In the case of Hylton v. U. S., 3 Dall. 171, 1 L. Ed. 556, the Supreme Court had held, under the Income Tax Act of June 5, 1794 (1 Stat. 373), that a tax on carriages, whether kept for the owner’s use or hire, was not a direct tax, but an excise tax. The confusion arising from the holding in the Hylton Case appears to have been caused, in part, on account of its having been badly reported, but that the tax therein upheld was an excise tax was redetermined upon rehearing in the Pollock Case, 158 U. S. at page 625 et seq., 15 Sup. Ct. 912, 39 L. Ed. 1108.
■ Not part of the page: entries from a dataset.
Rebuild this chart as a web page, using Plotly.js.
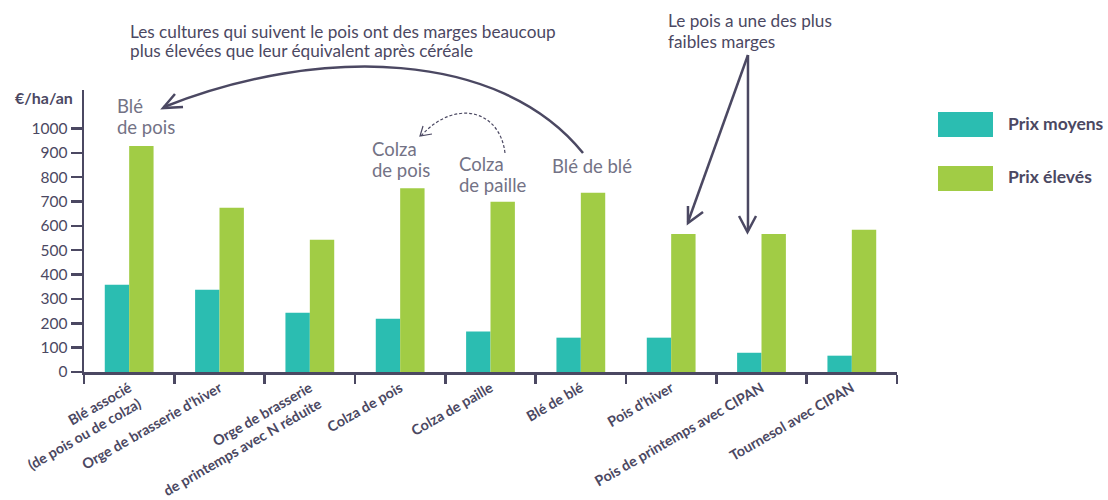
<!DOCTYPE html>
<html>
<head>
<meta charset="utf-8">
<script src="https://cdn.plot.ly/plotly-3.0.1.min.js"></script>
<style>html,body{margin:0;padding:0;background:#fff;}#chart{width:1108px;height:500px;}</style>
</head>
<body>
<div id="chart"></div>
<script>
// ---- data ----
const categories = [
  "Blé associé<br>(de pois ou de colza)",
  "Orge de brasserie d’hiver",
  "Orge de brasserie<br>de printemps avec N réduite",
  "Colza de pois",
  "Colza de paille",
  "Blé de blé",
  "Pois d’hiver",
  "Pois de printemps avec CIPAN",
  "Tournesol avec CIPAN"
];
const prixMoyens = [358, 338, 243, 219, 166, 141, 141, 79, 67];
const prixEleves = [928, 674, 543, 755, 699, 736, 567, 567, 584];
const seriesNames = ["Prix moyens", "Prix élevés"];
const yTicks = [0, 100, 200, 300, 400, 500, 600, 700, 800, 900, 1000];

// ---- style ----
const DARK = "#4b4862";
const GREY = "#737285";
const TEAL = "#2bbdb1";
const GREEN = "#a1cc45";
const FONT = "Lato, 'Noto Sans', sans-serif";

// plot area in pixels
const L = 84, R = 897, T = 90, B = 372;
const px = x => (x - L) / (R - L);
const py = y => (B - y) / (B - T);
const P = (x, y) => px(x).toFixed(4) + "," + py(y).toFixed(4);

const traces = [
  {type: "bar", name: seriesNames[0], x: categories, y: prixMoyens,
   marker: {color: TEAL}, hoverinfo: "y"},
  {type: "bar", name: seriesNames[1], x: categories, y: prixEleves,
   marker: {color: GREEN}, hoverinfo: "y"}
];

const lineStyle = {color: DARK, width: 2.5};
const shapes = [
  // big curved arrow
  {type: "path", xref: "paper", yref: "paper",
   path: "M" + P(583,153) + " C" + P(500,50) + " " + P(320,45) + " " + P(164,107),
   line: lineStyle},
  {type: "path", xref: "paper", yref: "paper",
   path: "M" + P(175,94) + " L" + P(163,108) + " L" + P(183,107),
   line: lineStyle},
  // dashed curved arrow
  {type: "path", xref: "paper", yref: "paper",
   path: "M" + P(505,153) + " C" + P(500,110) + " " + P(455,98) + " " + P(421,136),
   line: {color: DARK, width: 1.2, dash: "3px,2px"}},
  {type: "path", xref: "paper", yref: "paper",
   path: "M" + P(423,126) + " L" + P(420,136) + " L" + P(432,134),
   line: {color: DARK, width: 1.2}},
  // straight arrows
  {type: "path", xref: "paper", yref: "paper",
   path: "M" + P(748,55) + " L" + P(688,222), line: lineStyle},
  {type: "path", xref: "paper", yref: "paper",
   path: "M" + P(688,206) + " L" + P(688,223) + " L" + P(703,212), line: lineStyle},
  {type: "path", xref: "paper", yref: "paper",
   path: "M" + P(748,55) + " L" + P(748,231), line: lineStyle},
  {type: "path", xref: "paper", yref: "paper",
   path: "M" + P(739,216) + " L" + P(747.5,232) + " L" + P(756,216), line: lineStyle},
  // legend swatches
  {type: "rect", xref: "paper", yref: "paper",
   x0: px(938), x1: px(993), y0: py(137), y1: py(112),
   fillcolor: TEAL, line: {width: 0}},
  {type: "rect", xref: "paper", yref: "paper",
   x0: px(938), x1: px(993), y0: py(191), y1: py(166),
   fillcolor: GREEN, line: {width: 0}}
];

function ann(text, x, y, size, color, weight) {
  return {
    text: text, xref: "paper", yref: "paper", x: px(x), y: py(y),
    xanchor: "left", yanchor: "middle", showarrow: false, align: "left",
    font: {family: FONT, size: size, color: color, weight: weight || 400}
  };
}

const annotations = [
  ann("€/ha/an", 13, 97, 16, DARK, 700),
  ann("Les cultures qui suivent le pois ont des marges beaucoup", 128, 31, 17.2, DARK),
  ann("plus élevées que leur équivalent après céréale", 128, 51, 17.2, DARK),
  ann("Le pois a une des plus", 666, 21, 17.2, DARK),
  ann("faibles marges", 666, 41, 17.2, DARK),
  ann("Blé", 115, 106, 18.5, GREY),
  ann("de pois", 115, 127, 18.5, GREY),
  ann("Colza", 370, 149, 18.5, GREY),
  ann("de pois", 370, 170, 18.5, GREY),
  ann("Colza", 457, 164, 18.5, GREY),
  ann("de paille", 457, 185, 18.5, GREY),
  ann("Blé de blé", 550, 166, 18.5, GREY),
  ann(seriesNames[0], 1006, 124, 17.5, DARK, 700),
  ann(seriesNames[1], 1006, 176, 17.5, DARK, 700)
];

const layout = {
  width: 1108, height: 500,
  margin: {l: L, r: 1108 - R, t: T, b: 500 - B, pad: 0},
  paper_bgcolor: "#ffffff", plot_bgcolor: "#ffffff",
  showlegend: false,
  barmode: "group", bargap: 0.46, bargroupgap: 0,
  font: {family: FONT, color: DARK},
  xaxis: {
    type: "category", range: [-0.5, 8.5],
    showline: true, linecolor: DARK, linewidth: 2.5,
    ticks: "outside", tickson: "boundaries", ticklen: 9, tickwidth: 2.5, tickcolor: DARK,
    tickangle: -30, tickfont: {family: FONT, size: 14.3, color: DARK, weight: 700},
    showgrid: false, zeroline: false, fixedrange: true
  },
  yaxis: {
    range: [0, 1158], tickvals: yTicks, ticktext: yTicks.map(String),
    showline: true, linecolor: DARK, linewidth: 2.5,
    ticks: "outside", ticklen: 11, tickwidth: 2.5, tickcolor: DARK,
    tickfont: {family: FONT, size: 15.5, color: DARK},
    showgrid: false, zeroline: false, fixedrange: true
  },
  shapes: shapes,
  annotations: annotations
};

Plotly.newPlot("chart", traces, layout, {displayModeBar: false, staticPlot: true});
</script>
</body>
</html>
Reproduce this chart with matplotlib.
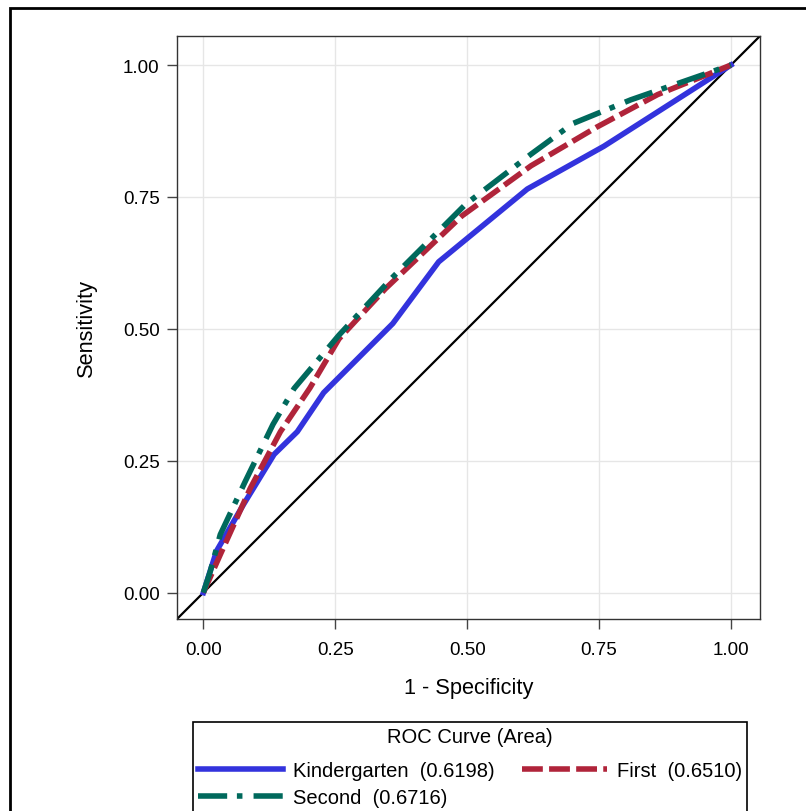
"""ROC curves by grade, SAS-style layout."""

import matplotlib.pyplot as plt
import matplotlib.patches as mpatches

plt.rcParams["font.family"] = ["Liberation Sans", "DejaVu Sans"]
plt.rcParams["lines.scale_dashes"] = False

# 1 - specificity / sensitivity points
kinder_x = [0.0, 0.025, 0.076, 0.134, 0.178, 0.228, 0.359, 0.446, 0.614, 0.759, 1.0]
kinder_y = [0.0, 0.079, 0.167, 0.262, 0.305, 0.379, 0.510, 0.627, 0.765, 0.846, 1.0]

first_x = [0.0, 0.032, 0.089, 0.146, 0.202, 0.257, 0.345, 0.490, 0.621, 0.745, 0.861, 1.0]
first_y = [0.0, 0.072, 0.198, 0.305, 0.388, 0.481, 0.576, 0.714, 0.809, 0.882, 0.944, 1.0]

second_x = [0.0, 0.013, 0.032, 0.079, 0.132, 0.172, 0.257, 0.359, 0.497, 0.621, 0.700, 0.810, 1.0]
second_y = [0.0, 0.040, 0.110, 0.210, 0.319, 0.387, 0.488, 0.598, 0.736, 0.831, 0.889, 0.934, 1.0]

labels = ["Kindergarten  (0.6198)", "First  (0.6510)", "Second  (0.6716)"]
ticks = [0.0, 0.25, 0.5, 0.75, 1.0]
tick_labels = ["0.00", "0.25", "0.50", "0.75", "1.00"]

W, H = 806, 812
fig = plt.figure(figsize=(W / 100, H / 100), dpi=100)
fig.patch.set_facecolor("white")

# outer frame (runs off the right and bottom edges)
fig.patches.append(
    mpatches.Rectangle(
        (10 / W, -0.05), 1.2, 1 - 9 / H + 0.05,
        transform=fig.transFigure, fill=False, edgecolor="black", linewidth=2,
    )
)

ax = fig.add_axes([177 / W, 1 - 620 / H, 583 / W, 583 / H])
lim = (-0.05, 1.055)
ax.set_xlim(lim)
ax.set_ylim(lim)

ax.plot(lim, lim, color="black", linewidth=1.6, zorder=2)

(l_k,) = ax.plot(kinder_x, kinder_y, color="#3333DD", linewidth=4,
                 solid_joinstyle="round", zorder=3)
(l_f,) = ax.plot(first_x, first_y, color="#B0243A", linewidth=4,
                 dashes=(15, 4.5), zorder=4)
(l_s,) = ax.plot(second_x, second_y, color="#00695C", linewidth=4,
                 dashes=(21, 7, 4, 8), zorder=5)

ax.set_xticks(ticks)
ax.set_yticks(ticks)
ax.set_xticklabels(tick_labels)
ax.set_yticklabels(tick_labels)
ax.tick_params(length=7.5, width=1, color="#444444", labelsize=13.5)
ax.tick_params(axis="x", pad=8)
ax.tick_params(axis="y", pad=5)
ax.grid(True, color="#E6E6E6", linewidth=1)
ax.set_axisbelow(True)
for sp in ax.spines.values():
    sp.set_color("#333333")
    sp.set_linewidth(1)

ax.set_xlabel("1 - Specificity", fontsize=15.7, labelpad=14)
ax.set_ylabel("Sensitivity", fontsize=15.7, labelpad=19)

leg = fig.legend(
    handles=[l_k, l_s, l_f],
    labels=[labels[0], labels[2], labels[1]],
    title="ROC Curve (Area)",
    ncol=2,
    loc="upper left",
    bbox_to_anchor=(193 / W, 1 - 723 / H, 554 / W, 0.0),
    mode="expand",
    fontsize=14.5,
    title_fontsize=14.5,
    handlelength=4.2,
    handletextpad=0.5,
    labelspacing=0.4,
    borderpad=0.25,
    borderaxespad=0,
    fancybox=False,
    framealpha=1,
    edgecolor="black",
)
leg.get_frame().set_linewidth(1.2)
# wider gap between the legend title and the entries
leg._legend_box.sep = 10.8

fig.savefig("out.png", dpi=100)
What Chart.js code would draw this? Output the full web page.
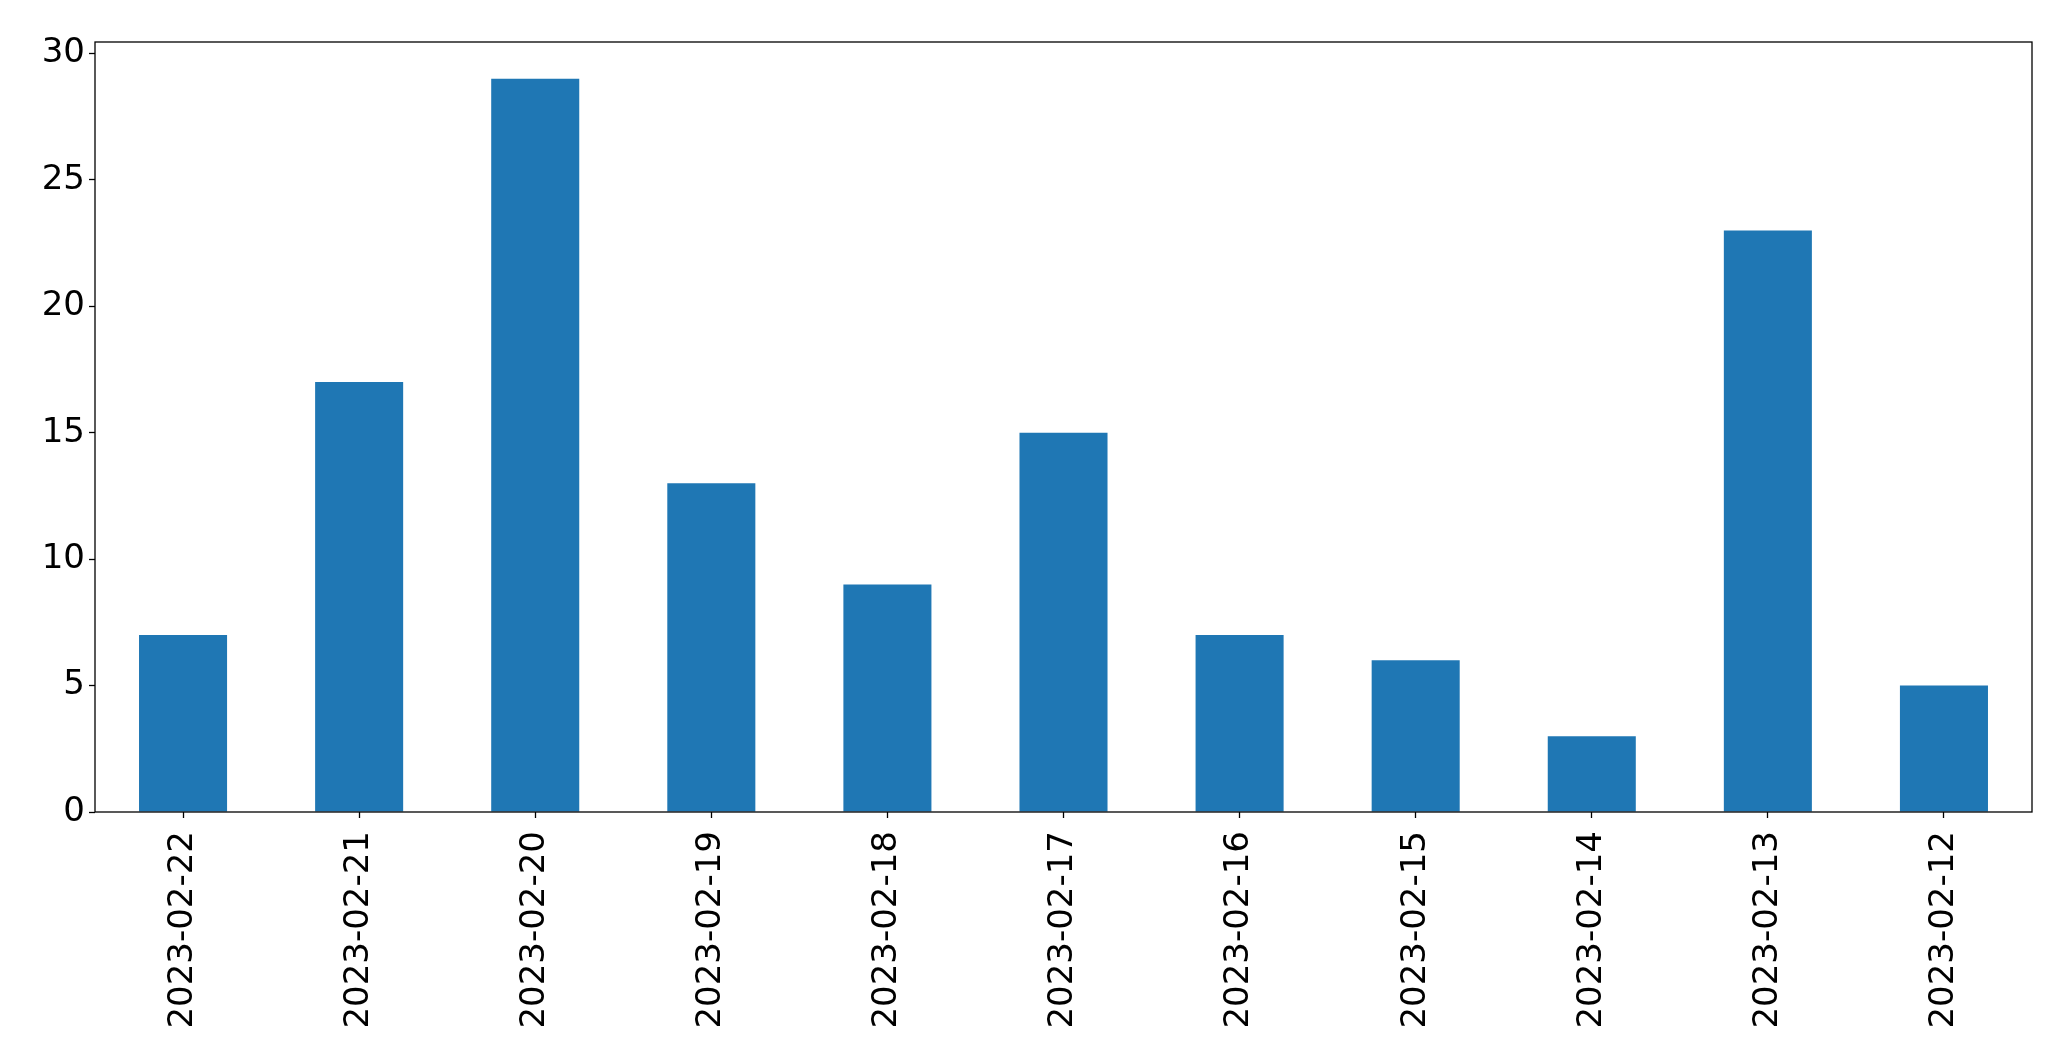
<!DOCTYPE html>
<html>
<head>
<meta charset="utf-8">
<script src="https://cdn.jsdelivr.net/npm/chart.js@4"></script>
<style>
  html, body { margin: 0; padding: 0; background: #fff; }
  #wrap { width: 2071px; height: 1064px; }
</style>
</head>
<body>
<div id="wrap"><canvas id="myChart" width="2071" height="1064"></canvas></div>
<script>
let dates = ["2023-02-22", "2023-02-21", "2023-02-20", "2023-02-19", "2023-02-18", "2023-02-17",
  "2023-02-16", "2023-02-15", "2023-02-14", "2023-02-13", "2023-02-12"];
let counts = [7, 17, 29, 13, 9, 15, 7, 6, 3, 23, 5];
let yTicks = [0, 5, 10, 15, 20, 25, 30];

// box around the plot area, like matplotlib's spines
let frame = {
  id: "frame",
  afterDraw(chart) {
    let a = chart.chartArea;
    let ctx = chart.ctx;
    ctx.save();
    ctx.strokeStyle = "#000";
    ctx.lineWidth = 1.3;
    ctx.strokeRect(a.left, a.top, a.right - a.left, a.bottom - a.top);
    ctx.restore();
  },
};

let font = { family: "DejaVu Sans", size: 34 };

new Chart(document.getElementById("myChart"), {
  type: "bar",
  data: {
    labels: dates,
    datasets: [
      {
        data: counts,
        backgroundColor: "#1f77b4",
        borderWidth: 0,
        categoryPercentage: 1,
        barPercentage: 0.5,
      },
    ],
  },
  options: {
    responsive: false,
    animation: false,
    layout: { padding: { left: 0, top: 42, right: 39, bottom: 0 } },
    plugins: { legend: { display: false }, tooltip: { enabled: false } },
    scales: {
      x: {
        offset: true,
        grid: { offset: false, drawOnChartArea: false, tickLength: 6, tickColor: "#000", tickWidth: 1.3 },
        border: { display: false },
        ticks: { color: "#000", font: font, minRotation: 90, maxRotation: 90, padding: 13 },
        afterFit: (s) => { s.height = 252; },
      },
      y: {
        min: 0,
        max: 30.45,
        grid: { drawOnChartArea: false, tickLength: 6, tickColor: "#000", tickWidth: 1.3 },
        border: { display: false },
        ticks: { color: "#000", font: font, padding: 4 },
        afterBuildTicks: (s) => { s.ticks = yTicks.map((v) => ({ value: v })); },
        afterFit: (s) => { s.width = 95; },
      },
    },
  },
  plugins: [frame],
});
</script>
</body>
</html>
The effect of the decision in Brushaber v. Union Pacific R. Co., 240 U. S. 1, 36 Sup. Ct. 236, 60 L. Ed. 493, Ann. Cas. 1917B, 713, L. R. A. 1917D, 414, is that the Sixteenth Amendment changed the law only to the extent of repealing the constitutional requirement that direct taxes be apportioned among the states according to numbers; that is, the “census or enumeration.” As a result of these decisions, the settled law is 'that rental received from personal property, after receipt, can only be taxed as income, as the same is a direct tax, and is not subject to an excise tax. That this is the law appears to be conceded by the parties to this suit.

[2] Section 800 (a) (1) and (c) of the Revenue Act of 1918 (Comp. St. Ann. Supp. 1919, § 6309⅝a), provides:

“Sec. 800. (a) That from and after April 1, 1919, there shall be levied, assessed, collected, and paid, in lieu of the taxes imposed by section 700 of the Revenue Act of 1917—
“(1) A tax of 1 cent for each 10 cents or fraction thereof of the amount paid for admission to any place on or after such date, including admission by season ticket or subscription, to be paid by the person paying for such admission.
**********
“(c) The term ‘admission’ as used in this title includes seats and tables, reserved or otherwise, and other similar accommodations, and the charges made therefor.”

The parties have narrowed the question involved to the one point of whether the so-called “skate ticket” charge, described in the petition and supporting affidavit, can fairly be said to be rental for personal property, or whether the same is rather a charge for admission to “any place” (the skating floor), imposed in addition to the admission charge to the building or room in which the rink proper is located. It appears to be conceded that, if the charge is rental for skates furnished by defendants to patrons, it can only be taxed as income, and the motion to quash should be granted.

There is no question but that, if the charge designated for a “skate ticket” is, in fact, a charge for admission to the skating floor, then the *421receipts are subject to an excise tax within the statute, and the motion to quash should be denied, for the only question raised as to the right to inspect the books and' records is based upon the contention that no right exists .to tax such a charge, except as income. It appears to the court that the true test to be applied is stated at page 32, art. 15, of “Regulations 43 (Revised), Part 1, Relating to the Tax on Admissions under the Revenue Act of 1918,” of the Treasury Department, United States Internal Revenue, as follows:

“The tax is on ‘the amount paid for admission to any place.’ ‘Amount paid for admission’ means amount necessarily paid because required for admission. In other words, an amount not required for admission but given voluntarily, before or after admission, is not taxable.”

Tested by this rule, the “skating ticket” charge is clearly shown to be, not a charge for skates, but rather a charge for admission to the skating floor, as in dancing. As long as the same charge is made to the person using, or furnishing his own skates, as where the skates are furnished the patron by the defendants, it is more reasonable to conclude that, iii order to increase the number of admissions to the skating floor, skates were furnished free to patrons who were not provided with their own. As long as a person is not permitted to enter or be admitted to the skating floor without the payment of this charge, the question of furnishing skates can be put entirely out of view.

The motion to quash will be denied, and the rule made absolute.